Die wachsende Stadt braucht mitwachsenden Wohnraum. Hier hat die Bauverwaltung schon vorgearbeitet und den Flächennutzungsplan für rund 10.000 Wohnungen vorbereitet. Gebaut wird vorwiegend im Potsdamer Norden, aber auch in der Speicherstadt, in der Heinrich-Mann-Allee. Die Prognosen sagen, dass wir im Jahr 2030 die Einwohnerzahl von 200.000 erreicht haben. Ich schätze, dass wir das – bei anhaltender Dynamik – schon früher erreichen.
Wie funktioniert die Kooperation mit Berlin? Ist es eine Zusammenarbeit mit der ganzen Stadt? Mit Steglitz-Zehlendorf und Spandau haben wir zwei benachbarte Bezirke, mit denen enge und stabile Beziehungen bestehen.
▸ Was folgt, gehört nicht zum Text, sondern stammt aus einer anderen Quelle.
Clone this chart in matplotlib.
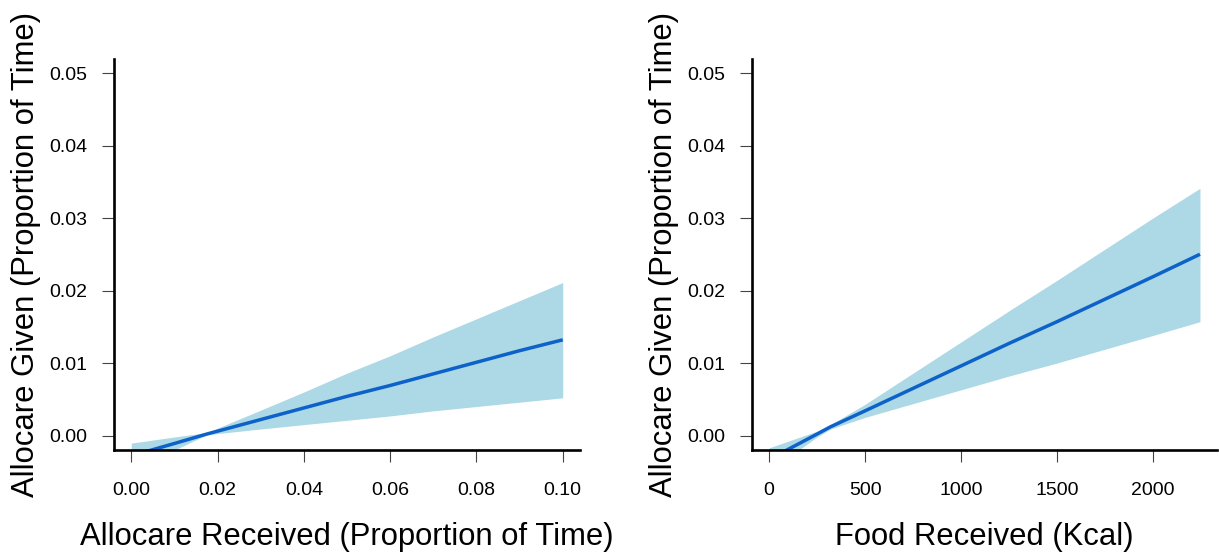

Das betrifft alle Bereiche, von der Entwicklung der Baustruktur über die Ansiedlung von Unternehmen bis hin zum Tourismus. Besonders deutlich wird das, wenn wir uns gemeinsam bei Messen und internationalen Veranstaltungen als Metropolenregion präsentieren.
Haben Sie in „Ihrer“ Stadt Lieblingsorte, an denen Sie sich besonders gern aufhalten? Natürlich. Dazu gehört der Foerster-Garten in Bornstedt, wo der Botaniker und Gartenphilosoph einst lebte und arbeitete. Immer wieder gern bin ich auf der Freundschaftsinsel, einer Oase inmitten der Stadt. Die Affinität zum Wasser ist mir – als Kind der Küste – vermutlich angeboren. Deshalb ist für mich jeder Ort am Wasser faszinierend. Da meine Frau und ich ja nun an den Campus am Jungfernsee gezogen sind, kann ich das noch intensiver genießen.
Wie sieht es mit Ihrer persönlichen Lebensplanung aus: Werden Sie 2018 noch einmal bei der Wahl zu Potsdams Oberbürgermeister antreten? Eine viel gestellte Frage. Es ist entschieden zu früh, sie zu beantworten. Ich denke, dass ich das im Laufe des nächsten Jahres tun werde.